Your goal
Skip the pictures. Transcribe the rest of the data below without changing a word.

Given information
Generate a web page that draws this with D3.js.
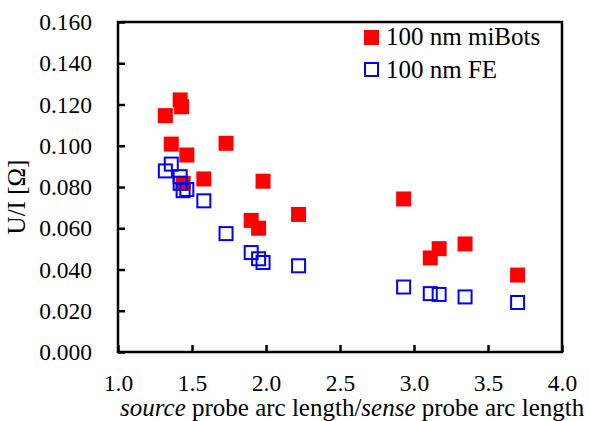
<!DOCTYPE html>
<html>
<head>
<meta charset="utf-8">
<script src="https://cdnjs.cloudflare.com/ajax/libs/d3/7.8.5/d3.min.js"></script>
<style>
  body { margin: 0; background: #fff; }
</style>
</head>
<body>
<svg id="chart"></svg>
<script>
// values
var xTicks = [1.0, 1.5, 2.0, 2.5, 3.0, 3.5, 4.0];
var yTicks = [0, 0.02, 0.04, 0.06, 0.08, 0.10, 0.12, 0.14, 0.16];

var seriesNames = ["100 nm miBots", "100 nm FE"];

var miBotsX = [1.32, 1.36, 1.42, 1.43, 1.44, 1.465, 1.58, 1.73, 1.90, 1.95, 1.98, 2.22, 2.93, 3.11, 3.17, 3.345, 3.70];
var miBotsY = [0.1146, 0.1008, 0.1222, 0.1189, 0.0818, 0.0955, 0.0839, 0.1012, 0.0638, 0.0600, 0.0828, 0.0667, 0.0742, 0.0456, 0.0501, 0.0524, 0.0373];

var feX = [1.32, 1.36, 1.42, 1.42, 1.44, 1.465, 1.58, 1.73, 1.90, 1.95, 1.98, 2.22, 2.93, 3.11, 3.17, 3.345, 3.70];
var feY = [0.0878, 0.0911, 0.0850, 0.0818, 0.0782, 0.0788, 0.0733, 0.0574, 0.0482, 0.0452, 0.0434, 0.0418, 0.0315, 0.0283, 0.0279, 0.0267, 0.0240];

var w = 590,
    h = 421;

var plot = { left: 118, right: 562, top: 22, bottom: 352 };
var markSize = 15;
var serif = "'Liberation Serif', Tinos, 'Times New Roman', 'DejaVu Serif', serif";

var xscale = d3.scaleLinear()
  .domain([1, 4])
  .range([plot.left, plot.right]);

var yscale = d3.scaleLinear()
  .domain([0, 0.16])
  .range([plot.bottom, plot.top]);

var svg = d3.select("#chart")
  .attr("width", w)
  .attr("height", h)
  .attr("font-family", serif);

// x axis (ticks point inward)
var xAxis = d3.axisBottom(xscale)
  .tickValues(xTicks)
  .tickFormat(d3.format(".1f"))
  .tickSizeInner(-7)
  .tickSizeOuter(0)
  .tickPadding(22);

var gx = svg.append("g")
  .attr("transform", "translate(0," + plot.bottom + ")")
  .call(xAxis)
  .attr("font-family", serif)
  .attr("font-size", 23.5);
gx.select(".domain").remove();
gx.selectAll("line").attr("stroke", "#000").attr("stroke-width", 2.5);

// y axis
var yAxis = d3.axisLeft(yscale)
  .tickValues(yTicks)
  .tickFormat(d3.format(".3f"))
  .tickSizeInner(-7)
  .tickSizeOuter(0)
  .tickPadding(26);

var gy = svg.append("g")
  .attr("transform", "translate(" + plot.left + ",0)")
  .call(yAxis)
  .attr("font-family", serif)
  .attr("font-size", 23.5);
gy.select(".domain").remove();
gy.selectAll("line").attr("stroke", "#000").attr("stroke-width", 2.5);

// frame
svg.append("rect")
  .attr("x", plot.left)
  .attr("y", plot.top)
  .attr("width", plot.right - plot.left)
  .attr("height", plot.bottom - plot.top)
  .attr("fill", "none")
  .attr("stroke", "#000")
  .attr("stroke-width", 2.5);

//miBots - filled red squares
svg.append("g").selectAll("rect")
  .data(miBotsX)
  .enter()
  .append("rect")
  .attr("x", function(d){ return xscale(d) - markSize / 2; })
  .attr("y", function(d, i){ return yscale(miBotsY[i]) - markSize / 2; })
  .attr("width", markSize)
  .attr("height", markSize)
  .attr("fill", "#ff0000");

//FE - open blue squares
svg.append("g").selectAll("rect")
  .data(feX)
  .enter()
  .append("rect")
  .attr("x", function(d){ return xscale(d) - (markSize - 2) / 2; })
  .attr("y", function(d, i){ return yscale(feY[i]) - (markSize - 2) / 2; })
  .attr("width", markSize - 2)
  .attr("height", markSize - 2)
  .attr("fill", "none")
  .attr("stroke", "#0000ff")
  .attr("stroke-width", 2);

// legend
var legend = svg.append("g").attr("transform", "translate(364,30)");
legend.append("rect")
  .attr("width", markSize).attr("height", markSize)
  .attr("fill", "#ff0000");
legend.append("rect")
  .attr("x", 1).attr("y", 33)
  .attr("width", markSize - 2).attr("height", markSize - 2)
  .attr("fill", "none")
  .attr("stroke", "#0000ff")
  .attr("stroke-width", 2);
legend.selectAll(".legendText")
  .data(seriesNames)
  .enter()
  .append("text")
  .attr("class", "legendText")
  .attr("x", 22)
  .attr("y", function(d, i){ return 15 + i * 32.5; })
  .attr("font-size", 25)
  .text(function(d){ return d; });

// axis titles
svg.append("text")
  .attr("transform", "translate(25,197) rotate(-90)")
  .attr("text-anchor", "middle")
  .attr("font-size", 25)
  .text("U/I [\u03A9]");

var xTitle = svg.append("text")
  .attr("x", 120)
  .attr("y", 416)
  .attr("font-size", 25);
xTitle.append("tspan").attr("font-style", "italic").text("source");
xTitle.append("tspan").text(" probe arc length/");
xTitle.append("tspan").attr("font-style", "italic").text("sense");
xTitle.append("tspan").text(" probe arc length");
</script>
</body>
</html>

Solution to this problem
Generate a web page that draws this with D3.js.
<!DOCTYPE html>
<html>
<head>
<meta charset="utf-8">
<script src="https://cdnjs.cloudflare.com/ajax/libs/d3/7.8.5/d3.min.js"></script>
<style>
  body { margin: 0; background: #fff; }
</style>
</head>
<body>
<svg id="chart"></svg>
<script>
// values
var xTicks = [1.0, 1.5, 2.0, 2.5, 3.0, 3.5, 4.0];
var yTicks = [0, 0.02, 0.04, 0.06, 0.08, 0.10, 0.12, 0.14, 0.16];

var seriesNames = ["100 nm miBots", "100 nm FE"];

var miBotsX = [1.32, 1.36, 1.42, 1.43, 1.44, 1.465, 1.58, 1.73, 1.90, 1.95, 1.98, 2.22, 2.93, 3.11, 3.17, 3.345, 3.70];
var miBotsY = [0.1146, 0.1008, 0.1222, 0.1189, 0.0818, 0.0955, 0.0839, 0.1012, 0.0638, 0.0600, 0.0828, 0.0667, 0.0742, 0.0456, 0.0501, 0.0524, 0.0373];

var feX = [1.32, 1.36, 1.42, 1.42, 1.44, 1.465, 1.58, 1.73, 1.90, 1.95, 1.98, 2.22, 2.93, 3.11, 3.17, 3.345, 3.70];
var feY = [0.0878, 0.0911, 0.0850, 0.0818, 0.0782, 0.0788, 0.0733, 0.0574, 0.0482, 0.0452, 0.0434, 0.0418, 0.0315, 0.0283, 0.0279, 0.0267, 0.0240];

var w = 590,
    h = 421;

var plot = { left: 118, right: 562, top: 22, bottom: 352 };
var markSize = 15;
var serif = "'Liberation Serif', Tinos, 'Times New Roman', 'DejaVu Serif', serif";

var xscale = d3.scaleLinear()
  .domain([1, 4])
  .range([plot.left, plot.right]);

var yscale = d3.scaleLinear()
  .domain([0, 0.16])
  .range([plot.bottom, plot.top]);

var svg = d3.select("#chart")
  .attr("width", w)
  .attr("height", h)
  .attr("font-family", serif);

// x axis (ticks point inward)
var xAxis = d3.axisBottom(xscale)
  .tickValues(xTicks)
  .tickFormat(d3.format(".1f"))
  .tickSizeInner(-7)
  .tickSizeOuter(0)
  .tickPadding(22);

var gx = svg.append("g")
  .attr("transform", "translate(0," + plot.bottom + ")")
  .call(xAxis)
  .attr("font-family", serif)
  .attr("font-size", 23.5);
gx.select(".domain").remove();
gx.selectAll("line").attr("stroke", "#000").attr("stroke-width", 2.5);

// y axis
var yAxis = d3.axisLeft(yscale)
  .tickValues(yTicks)
  .tickFormat(d3.format(".3f"))
  .tickSizeInner(-7)
  .tickSizeOuter(0)
  .tickPadding(26);

var gy = svg.append("g")
  .attr("transform", "translate(" + plot.left + ",0)")
  .call(yAxis)
  .attr("font-family", serif)
  .attr("font-size", 23.5);
gy.select(".domain").remove();
gy.selectAll("line").attr("stroke", "#000").attr("stroke-width", 2.5);

// frame
svg.append("rect")
  .attr("x", plot.left)
  .attr("y", plot.top)
  .attr("width", plot.right - plot.left)
  .attr("height", plot.bottom - plot.top)
  .attr("fill", "none")
  .attr("stroke", "#000")
  .attr("stroke-width", 2.5);

//miBots - filled red squares
svg.append("g").selectAll("rect")
  .data(miBotsX)
  .enter()
  .append("rect")
  .attr("x", function(d){ return xscale(d) - markSize / 2; })
  .attr("y", function(d, i){ return yscale(miBotsY[i]) - markSize / 2; })
  .attr("width", markSize)
  .attr("height", markSize)
  .attr("fill", "#ff0000");

//FE - open blue squares
svg.append("g").selectAll("rect")
  .data(feX)
  .enter()
  .append("rect")
  .attr("x", function(d){ return xscale(d) - (markSize - 2) / 2; })
  .attr("y", function(d, i){ return yscale(feY[i]) - (markSize - 2) / 2; })
  .attr("width", markSize - 2)
  .attr("height", markSize - 2)
  .attr("fill", "none")
  .attr("stroke", "#0000ff")
  .attr("stroke-width", 2);

// legend
var legend = svg.append("g").attr("transform", "translate(364,30)");
legend.append("rect")
  .attr("width", markSize).attr("height", markSize)
  .attr("fill", "#ff0000");
legend.append("rect")
  .attr("x", 1).attr("y", 33)
  .attr("width", markSize - 2).attr("height", markSize - 2)
  .attr("fill", "none")
  .attr("stroke", "#0000ff")
  .attr("stroke-width", 2);
legend.selectAll(".legendText")
  .data(seriesNames)
  .enter()
  .append("text")
  .attr("class", "legendText")
  .attr("x", 22)
  .attr("y", function(d, i){ return 15 + i * 32.5; })
  .attr("font-size", 25)
  .text(function(d){ return d; });

// axis titles
svg.append("text")
  .attr("transform", "translate(25,197) rotate(-90)")
  .attr("text-anchor", "middle")
  .attr("font-size", 25)
  .text("U/I [\u03A9]");

var xTitle = svg.append("text")
  .attr("x", 120)
  .attr("y", 416)
  .attr("font-size", 25);
xTitle.append("tspan").attr("font-style", "italic").text("source");
xTitle.append("tspan").text(" probe arc length/");
xTitle.append("tspan").attr("font-style", "italic").text("sense");
xTitle.append("tspan").text(" probe arc length");
</script>
</body>
</html>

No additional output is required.